Keeping the Automatic Bottle Capper Consistent

Keeping the Automatic Bottle Capper Consistent

The goal to be achieved by an automatic bottle capper is continuous and consistent seals on each and every bottle that passes through the capping machine.  If not continuous, the efficiency of the packaging line is lost.  If not consistent, a whole host of issues can arise, from spoiled product to a lack of consumer trust.  Without a reliable bottle capper, a good product can suffer great damage.  So how do manufacturers of automatic capping machinery ensure this consistency?

The key to peak performance of an automatic bottle capper lies, in large part, in the way the lid and bottle are supported through the capping process. This begins with the actual set up of the packaging machinery on the production floor.  Specifically, both the capping equipment and the power conveyors transferring the bottles must be placed level on the production floor to avoid allowing bottles to reach the tightening components - be it spindle disks, chuck heads, snap belts or any other apparatus - in a precarious position.  The slightest tilt or uneven positioning can cause erratic behavior and inconsistent capping.  While leveling a packaging machine is a relatively simple task, it is only the first step toward achieving the ideal performance of the machine.

The correct positioning of the cap, for instance, starts before it ever reaches the bottle capping machine.  Automatic cappers will use sorting devices such as elevators and vibratory bowls as an orienter of the caps.  These sorting machines deliver caps to a chute, which eventually passes the caps on to the bottle.  To understand the work put into keeping the cap in the correct position, one need only follow it from the chute to the bottle.

The chute itself will consist of adjustable rails that will support the cap, usually on the top and sides, as it makes its way to the bottle.  Once the cap reaches the end of the chute, it will come to rest in a pair of metal fingers where it will await the next bottle to pass under the chute.  The fingers must be adjusted to both "catch" the cap and hold it in the same position for each passing bottle.  The bottle will hit the edge of the cap and strip it from the chute just before the combination of the two enter the capping area.  

Once the cap is stripped from the chute, many projects will use a tongue and/or stabilizer bar to ensure that the cap does not slip, slide or otherwise shift on the bottle before the tightening process begins.  Neither the tongue nor the stabilizer bar will normally require adjustment outside of a simple tweak of the height.  These two tools of the bottle capper apply pressure to the top of the cap to help avoid cross threading once the tightening begins as well.
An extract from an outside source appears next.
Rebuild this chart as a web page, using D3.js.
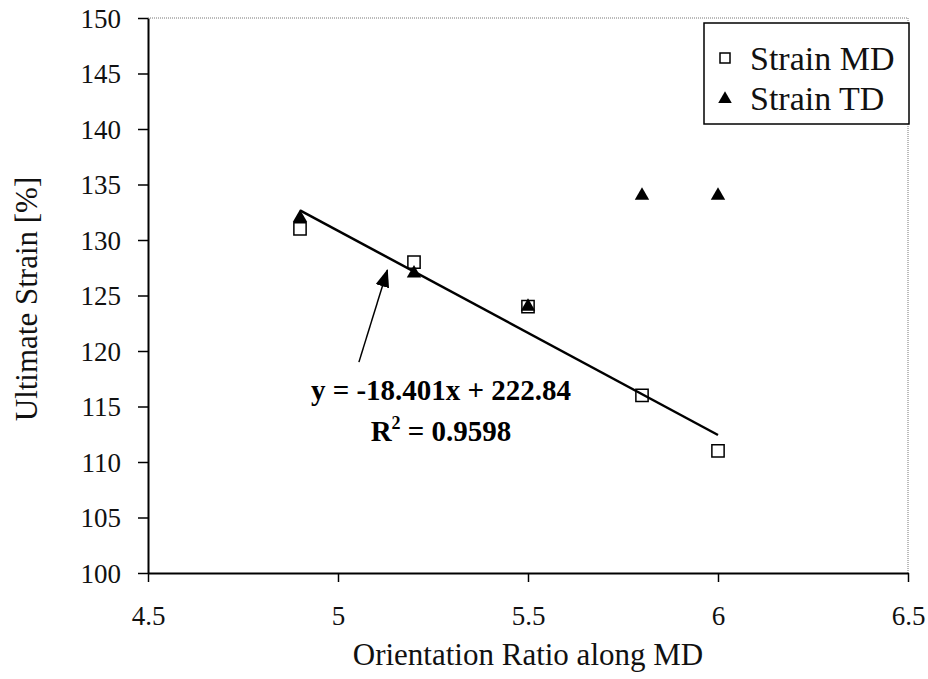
<html>
  <head>
    <meta charset="utf-8">
    <style>
body { margin: 0; background: #fff; }
    </style>
  </head>
  <body>
    <svg width="928" height="679"></svg>
    <script src="https://d3js.org/d3.v7.min.js"></script>
    <script>

var ratios = [4.9, 5.2, 5.5, 5.8, 6.0];
var strainMD = [131, 128, 124, 116, 111];
var strainTD = [132, 127, 124, 134, 134];
var xTicks = [4.5, 5, 5.5, 6, 6.5];
var yTicks = [100, 105, 110, 115, 120, 125, 130, 135, 140, 145, 150];
var fit = {slope: -18.401, intercept: 222.84, r2: 0.9598};

var serif = "Liberation Serif";

var svg = d3.select("svg"),
    margin = {top: 18, right: 20, bottom: 106, left: 148},
    width = 908 - margin.left,
    height = 573 - margin.top;

var x = d3.scaleLinear().domain([4.5, 6.5]).range([0, width]),
    y = d3.scaleLinear().domain([100, 150]).range([height, 0]);

var g = svg.append("g")
  .attr("transform", "translate(" + margin.left + "," + margin.top + ")");

// dotted frame on top and right
g.append("path")
  .attr("d", "M0,0H" + width + "V" + height)
  .attr("fill", "none")
  .attr("stroke", "#777")
  .attr("stroke-width", 1)
  .attr("stroke-dasharray", "1,1");

var yAxis = g.append("g")
  .call(d3.axisLeft(y).tickValues(yTicks).tickSize(10).tickPadding(17).tickSizeOuter(0))
  .attr("font-family", serif)
  .attr("font-size", 27);
yAxis.select(".domain").attr("stroke", "#000").attr("stroke-width", 2);
yAxis.selectAll(".tick line").attr("stroke", "#000").attr("stroke-width", 1.5);
yAxis.selectAll("text").attr("fill", "#111").attr("dy", "0.34em");

var xAxis = g.append("g")
  .attr("transform", "translate(0," + height + ")")
  .call(d3.axisBottom(x).tickValues(xTicks).tickSize(9).tickPadding(24).tickSizeOuter(0)
    .tickFormat(d3.format("")))
  .attr("font-family", serif)
  .attr("font-size", 27);
xAxis.select(".domain").attr("stroke", "#000").attr("stroke-width", 2);
xAxis.selectAll(".tick line").attr("stroke", "#000").attr("stroke-width", 1.5);
xAxis.selectAll("text").attr("fill", "#111");

// markers
var sq = d3.symbol().type(d3.symbolSquare).size(150);
var tri = d3.symbol().type(d3.symbolTriangle).size(90);

g.selectAll(".md")
  .data(ratios)
  .enter().append("path")
  .attr("class", "md")
  .attr("d", sq)
  .attr("transform", function(d, i) { return "translate(" + x(d) + "," + y(strainMD[i]) + ")"; })
  .attr("fill", "#fff")
  .attr("stroke", "#000")
  .attr("stroke-width", 1.5);

g.selectAll(".td")
  .data(ratios)
  .enter().append("path")
  .attr("class", "td")
  .attr("d", tri)
  .attr("transform", function(d, i) { return "translate(" + x(d) + "," + y(strainTD[i]) + ")"; })
  .attr("fill", "#000");

// trend line over the MD range
var x0 = d3.min(ratios), x1 = d3.max(ratios);
g.append("line")
  .attr("x1", x(x0)).attr("y1", y(fit.slope * x0 + fit.intercept))
  .attr("x2", x(x1)).attr("y2", y(fit.slope * x1 + fit.intercept))
  .attr("stroke", "#000")
  .attr("stroke-width", 2.5);

// arrow pointing at the line
svg.append("defs").append("marker")
  .attr("id", "head")
  .attr("viewBox", "0 0 18 14")
  .attr("refX", 17).attr("refY", 7)
  .attr("markerWidth", 18).attr("markerHeight", 14)
  .attr("markerUnits", "userSpaceOnUse")
  .attr("orient", "auto")
  .append("path").attr("d", "M0,0L18,7L0,14z").attr("fill", "#000");

var arrow = {from: [5.055, 119.0], to: [5.13, 127.3]};
g.append("line")
  .attr("x1", x(arrow.from[0])).attr("y1", y(arrow.from[1]))
  .attr("x2", x(arrow.to[0])).attr("y2", y(arrow.to[1]))
  .attr("stroke", "#000")
  .attr("stroke-width", 1.5)
  .attr("marker-end", "url(#head)");

// equation text
svg.append("text")
  .attr("x", 441).attr("y", 400)
  .attr("text-anchor", "middle")
  .attr("font-family", serif)
  .attr("font-size", 29).attr("font-weight", "bold")
  .text("y = -" + Math.abs(fit.slope) + "x + " + fit.intercept);
var r2 = svg.append("text")
  .attr("x", 441).attr("y", 441)
  .attr("text-anchor", "middle")
  .attr("font-family", serif)
  .attr("font-size", 29).attr("font-weight", "bold");
r2.append("tspan").text("R");
r2.append("tspan").attr("dy", -12).attr("font-size", 18).text("2");
r2.append("tspan").attr("dy", 12).text(" = " + fit.r2);

// legend
var legend = svg.append("g").attr("transform", "translate(704,23)");
legend.append("rect")
  .attr("width", 205).attr("height", 101)
  .attr("fill", "#fff").attr("stroke", "#000").attr("stroke-width", 1.5);
legend.append("path").attr("d", d3.symbol().type(d3.symbolSquare).size(100))
  .attr("transform", "translate(21,35)")
  .attr("fill", "#fff").attr("stroke", "#000").attr("stroke-width", 1.5);
legend.append("path").attr("d", d3.symbol().type(d3.symbolTriangle).size(80))
  .attr("transform", "translate(21,76)").attr("fill", "#000");
legend.selectAll(".lbl")
  .data(["Strain MD", "Strain TD"])
  .enter().append("text")
  .attr("x", 46)
  .attr("y", function(d, i) { return 47 + i * 40; })
  .attr("font-family", serif)
  .attr("font-size", 34)
  .attr("fill", "#111")
  .text(function(d) { return d; });

// axis titles
svg.append("text")
  .attr("x", margin.left + width / 2).attr("y", 665)
  .attr("text-anchor", "middle")
  .attr("font-family", serif)
  .attr("font-size", 31).attr("fill", "#111")
  .text("Orientation Ratio along MD");

svg.append("text")
  .attr("transform", "translate(37,299) rotate(-90)")
  .attr("text-anchor", "middle")
  .attr("font-family", serif)
  .attr("font-size", 31).attr("fill", "#111")
  .text("Ultimate Strain [%]");

    </script>
  </body>
</html>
To relieve some tension at this point, it should be noted that the position of the fingers and the adjustment of the chute and tongue will normally be completed by the manufacturer of the capping machine, though some adjustment to these components will be necessary where more than one cap is used by a packager.  In these cases, settings can usually be marked on the machinery to make changeover as easy as possible.

Of course, the bottle must also be kept stabile to ensure consistent capping.  The guide rails on power conveyors perform this task right up to the point where the bottle enters the tightening area.  From there, on capping machines such as spindle cappers or snap cappers, gripper belts will perform the same task as the conveyor system guide rails, offering support to keep the bottle from tipping or spinning.  Some capping machines, such as chuck and ROPP capping equipment, may use a star wheel rather than gripper belts, taking one bottle into each groove on the wheel to help stabilize the container during tightening.

The actual tightening components referred to above will also play a large part in keeping a bottle capper consistent, but these settings too will be completed by the manufacturer in most cases and the operators of the bottle cappers can easily be trained to make simple height and width adjustments when necessary.  Proper manufacture and set up of capping machinery can not only ease the burden of production demands, but also ensure that a safe, protected product reaches the consumer.